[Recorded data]

********

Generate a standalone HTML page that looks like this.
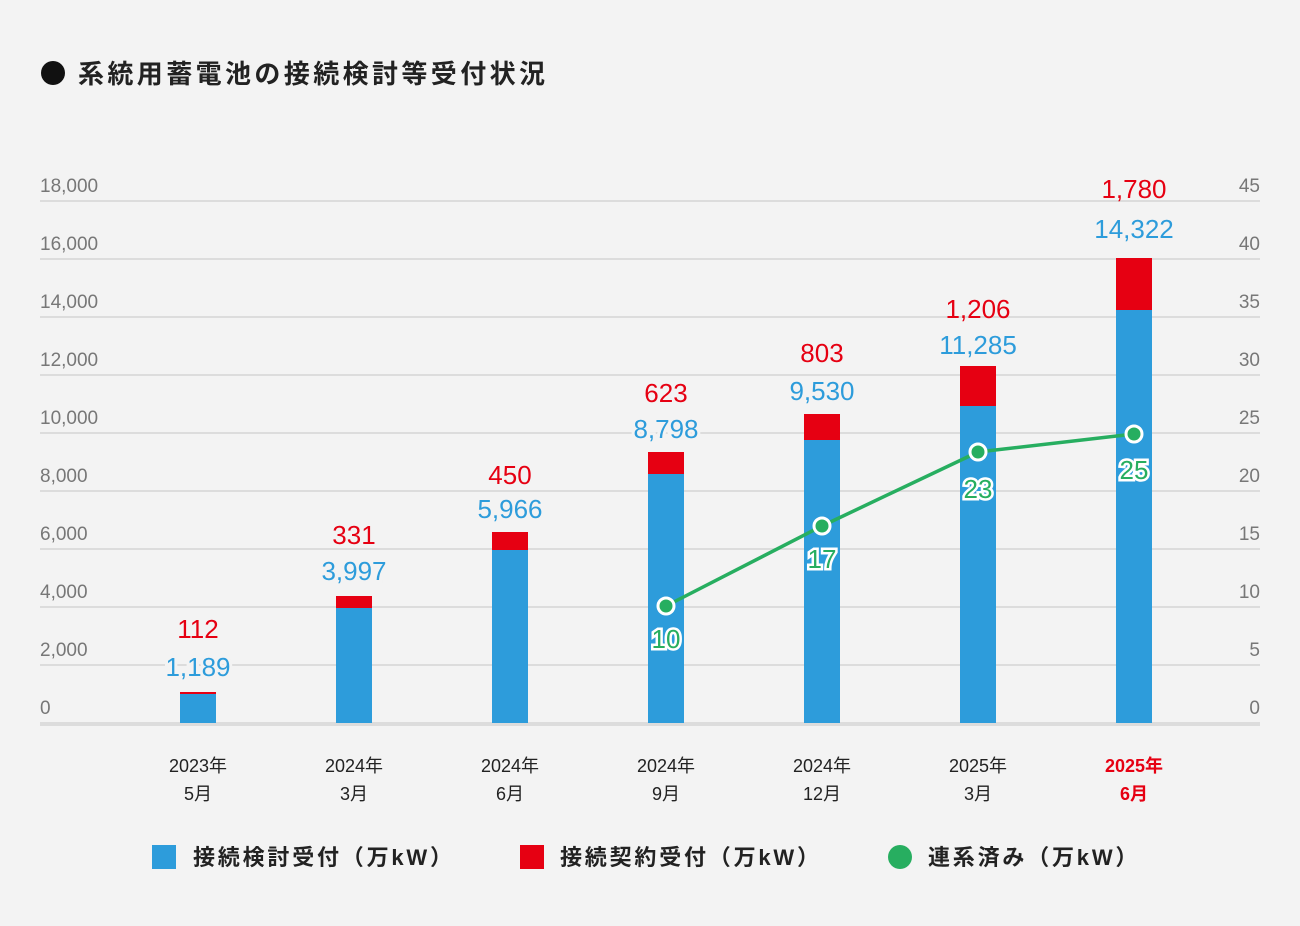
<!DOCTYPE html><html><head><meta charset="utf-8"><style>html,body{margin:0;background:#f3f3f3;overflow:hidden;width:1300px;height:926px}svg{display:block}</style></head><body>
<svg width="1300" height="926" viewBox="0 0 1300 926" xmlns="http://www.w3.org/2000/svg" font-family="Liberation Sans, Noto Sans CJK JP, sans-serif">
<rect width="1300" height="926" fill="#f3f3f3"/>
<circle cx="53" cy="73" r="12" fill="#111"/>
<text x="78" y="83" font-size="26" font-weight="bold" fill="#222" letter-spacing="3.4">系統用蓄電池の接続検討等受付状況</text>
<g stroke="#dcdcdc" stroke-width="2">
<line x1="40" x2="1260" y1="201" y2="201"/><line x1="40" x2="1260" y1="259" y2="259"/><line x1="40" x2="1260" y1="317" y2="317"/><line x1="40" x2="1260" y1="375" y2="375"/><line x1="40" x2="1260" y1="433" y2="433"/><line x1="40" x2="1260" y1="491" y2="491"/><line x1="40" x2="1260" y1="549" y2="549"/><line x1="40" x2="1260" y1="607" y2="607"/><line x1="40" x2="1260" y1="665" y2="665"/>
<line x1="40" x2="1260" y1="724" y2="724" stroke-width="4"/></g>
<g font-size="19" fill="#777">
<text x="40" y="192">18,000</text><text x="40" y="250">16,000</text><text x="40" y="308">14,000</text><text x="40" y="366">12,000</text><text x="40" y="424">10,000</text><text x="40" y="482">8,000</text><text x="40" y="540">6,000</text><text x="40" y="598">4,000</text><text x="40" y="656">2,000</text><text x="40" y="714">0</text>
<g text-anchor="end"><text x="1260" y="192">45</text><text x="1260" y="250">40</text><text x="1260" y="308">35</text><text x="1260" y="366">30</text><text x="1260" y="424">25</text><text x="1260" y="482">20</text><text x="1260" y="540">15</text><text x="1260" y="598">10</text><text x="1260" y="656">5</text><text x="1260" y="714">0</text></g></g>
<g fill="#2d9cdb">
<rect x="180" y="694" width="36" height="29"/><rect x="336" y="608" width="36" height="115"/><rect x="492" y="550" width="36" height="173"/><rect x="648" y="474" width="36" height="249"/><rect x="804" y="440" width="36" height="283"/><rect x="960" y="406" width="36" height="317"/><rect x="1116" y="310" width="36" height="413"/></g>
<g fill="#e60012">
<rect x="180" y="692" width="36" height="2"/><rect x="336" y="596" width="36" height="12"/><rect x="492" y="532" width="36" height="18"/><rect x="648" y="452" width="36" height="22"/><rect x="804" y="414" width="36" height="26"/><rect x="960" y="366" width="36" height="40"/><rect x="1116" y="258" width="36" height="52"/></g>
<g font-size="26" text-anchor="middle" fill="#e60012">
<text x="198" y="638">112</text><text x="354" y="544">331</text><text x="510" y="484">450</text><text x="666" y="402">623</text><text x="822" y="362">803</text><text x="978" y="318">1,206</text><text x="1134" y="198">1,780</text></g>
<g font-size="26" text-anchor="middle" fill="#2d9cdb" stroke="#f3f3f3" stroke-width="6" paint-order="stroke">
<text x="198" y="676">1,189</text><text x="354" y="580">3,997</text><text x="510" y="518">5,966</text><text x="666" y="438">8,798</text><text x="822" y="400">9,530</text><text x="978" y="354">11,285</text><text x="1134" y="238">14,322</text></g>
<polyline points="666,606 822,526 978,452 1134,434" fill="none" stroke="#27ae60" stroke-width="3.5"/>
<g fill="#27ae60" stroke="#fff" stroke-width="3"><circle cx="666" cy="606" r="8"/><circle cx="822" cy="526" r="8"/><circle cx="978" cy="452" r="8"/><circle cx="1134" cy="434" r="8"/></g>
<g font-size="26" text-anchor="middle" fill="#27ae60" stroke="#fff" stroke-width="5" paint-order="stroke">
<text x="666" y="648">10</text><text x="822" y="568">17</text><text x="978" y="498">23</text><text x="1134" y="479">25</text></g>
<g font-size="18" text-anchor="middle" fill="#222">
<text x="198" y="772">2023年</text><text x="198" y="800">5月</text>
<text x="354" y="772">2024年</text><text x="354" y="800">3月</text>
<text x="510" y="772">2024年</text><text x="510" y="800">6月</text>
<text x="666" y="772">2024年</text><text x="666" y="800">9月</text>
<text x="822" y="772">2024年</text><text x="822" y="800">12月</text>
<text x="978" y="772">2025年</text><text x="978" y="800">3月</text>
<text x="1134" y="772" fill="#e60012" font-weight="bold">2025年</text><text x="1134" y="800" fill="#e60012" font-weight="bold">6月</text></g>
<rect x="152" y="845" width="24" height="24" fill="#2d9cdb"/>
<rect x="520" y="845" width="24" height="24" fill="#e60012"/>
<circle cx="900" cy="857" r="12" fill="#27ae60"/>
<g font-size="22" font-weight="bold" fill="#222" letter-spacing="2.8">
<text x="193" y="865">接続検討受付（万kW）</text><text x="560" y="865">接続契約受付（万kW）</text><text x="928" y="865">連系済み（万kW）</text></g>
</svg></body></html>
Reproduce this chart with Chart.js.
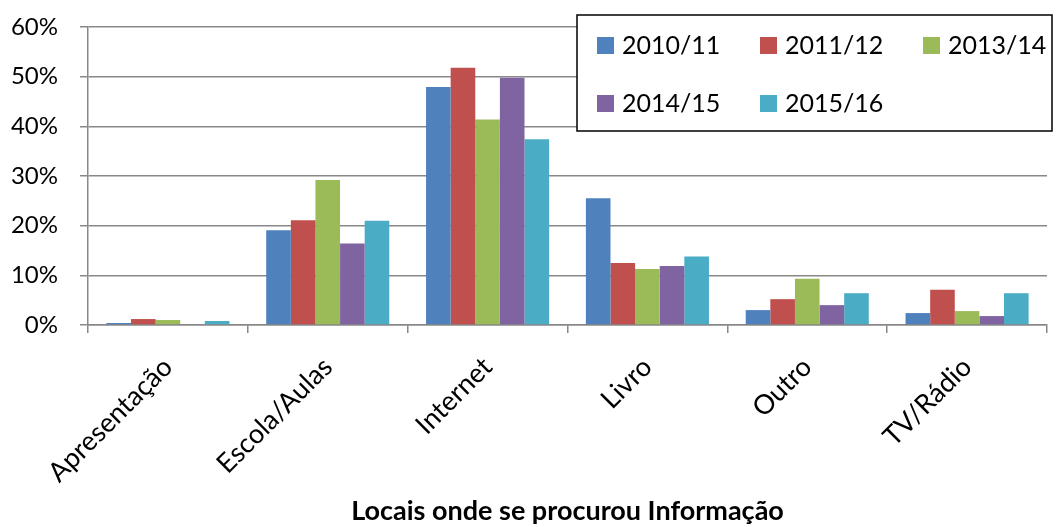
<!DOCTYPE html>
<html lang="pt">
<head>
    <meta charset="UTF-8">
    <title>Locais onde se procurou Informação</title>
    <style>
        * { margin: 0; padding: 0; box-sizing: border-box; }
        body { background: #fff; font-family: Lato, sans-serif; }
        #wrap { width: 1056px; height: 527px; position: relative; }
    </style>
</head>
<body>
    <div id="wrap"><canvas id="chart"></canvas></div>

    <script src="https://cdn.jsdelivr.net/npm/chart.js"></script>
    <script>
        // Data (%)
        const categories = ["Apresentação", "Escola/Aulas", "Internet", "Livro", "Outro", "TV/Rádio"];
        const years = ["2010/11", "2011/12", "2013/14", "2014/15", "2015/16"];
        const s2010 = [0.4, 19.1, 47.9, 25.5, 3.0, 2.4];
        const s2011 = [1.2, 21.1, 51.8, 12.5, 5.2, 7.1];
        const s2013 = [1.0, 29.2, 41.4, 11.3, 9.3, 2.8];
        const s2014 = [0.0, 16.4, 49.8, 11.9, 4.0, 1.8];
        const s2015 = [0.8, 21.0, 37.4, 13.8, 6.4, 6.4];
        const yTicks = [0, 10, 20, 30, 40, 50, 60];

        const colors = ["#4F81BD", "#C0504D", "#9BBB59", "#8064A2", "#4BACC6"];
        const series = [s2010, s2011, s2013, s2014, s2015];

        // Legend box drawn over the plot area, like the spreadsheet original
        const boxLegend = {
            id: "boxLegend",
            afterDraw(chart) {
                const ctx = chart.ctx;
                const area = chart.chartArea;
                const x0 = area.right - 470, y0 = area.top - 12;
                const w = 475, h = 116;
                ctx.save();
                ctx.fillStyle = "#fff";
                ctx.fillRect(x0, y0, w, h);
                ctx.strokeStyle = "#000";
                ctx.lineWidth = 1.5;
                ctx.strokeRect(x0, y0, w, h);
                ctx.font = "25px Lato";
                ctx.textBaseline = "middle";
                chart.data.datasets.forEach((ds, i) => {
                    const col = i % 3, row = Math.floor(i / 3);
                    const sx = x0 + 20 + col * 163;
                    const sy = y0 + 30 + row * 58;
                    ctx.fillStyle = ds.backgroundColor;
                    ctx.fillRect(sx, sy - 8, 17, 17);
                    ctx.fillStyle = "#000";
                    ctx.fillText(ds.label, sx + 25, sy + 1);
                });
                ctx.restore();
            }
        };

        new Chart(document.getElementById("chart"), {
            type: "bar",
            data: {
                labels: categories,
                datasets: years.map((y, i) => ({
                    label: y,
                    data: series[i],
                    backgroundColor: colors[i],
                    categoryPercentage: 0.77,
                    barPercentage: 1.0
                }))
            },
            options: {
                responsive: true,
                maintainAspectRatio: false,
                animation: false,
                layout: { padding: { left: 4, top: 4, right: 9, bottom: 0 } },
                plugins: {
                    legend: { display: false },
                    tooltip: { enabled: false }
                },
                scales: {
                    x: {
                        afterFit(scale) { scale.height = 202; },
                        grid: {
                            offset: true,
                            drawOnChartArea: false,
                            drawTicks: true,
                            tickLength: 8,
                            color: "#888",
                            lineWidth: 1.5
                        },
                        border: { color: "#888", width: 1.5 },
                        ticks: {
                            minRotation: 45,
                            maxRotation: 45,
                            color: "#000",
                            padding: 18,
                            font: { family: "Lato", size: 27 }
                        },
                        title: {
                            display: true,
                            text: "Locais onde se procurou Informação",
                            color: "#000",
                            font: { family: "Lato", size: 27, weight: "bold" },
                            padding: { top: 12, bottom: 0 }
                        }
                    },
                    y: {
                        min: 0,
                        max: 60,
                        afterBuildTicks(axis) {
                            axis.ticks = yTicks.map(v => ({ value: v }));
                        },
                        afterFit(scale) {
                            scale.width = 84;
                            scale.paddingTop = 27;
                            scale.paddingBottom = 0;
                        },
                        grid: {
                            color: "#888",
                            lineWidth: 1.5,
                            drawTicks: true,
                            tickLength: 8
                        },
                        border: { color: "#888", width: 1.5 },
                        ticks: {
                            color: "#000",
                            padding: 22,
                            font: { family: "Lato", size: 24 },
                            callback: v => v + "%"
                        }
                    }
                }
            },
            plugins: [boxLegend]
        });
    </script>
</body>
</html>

********

| What you have to do |
Gather each line of the listing containing the word "like" and show it.

| Solution to this task |
Generate a standalone HTML page that looks like this.
        // Legend box drawn over the plot area, like the spreadsheet original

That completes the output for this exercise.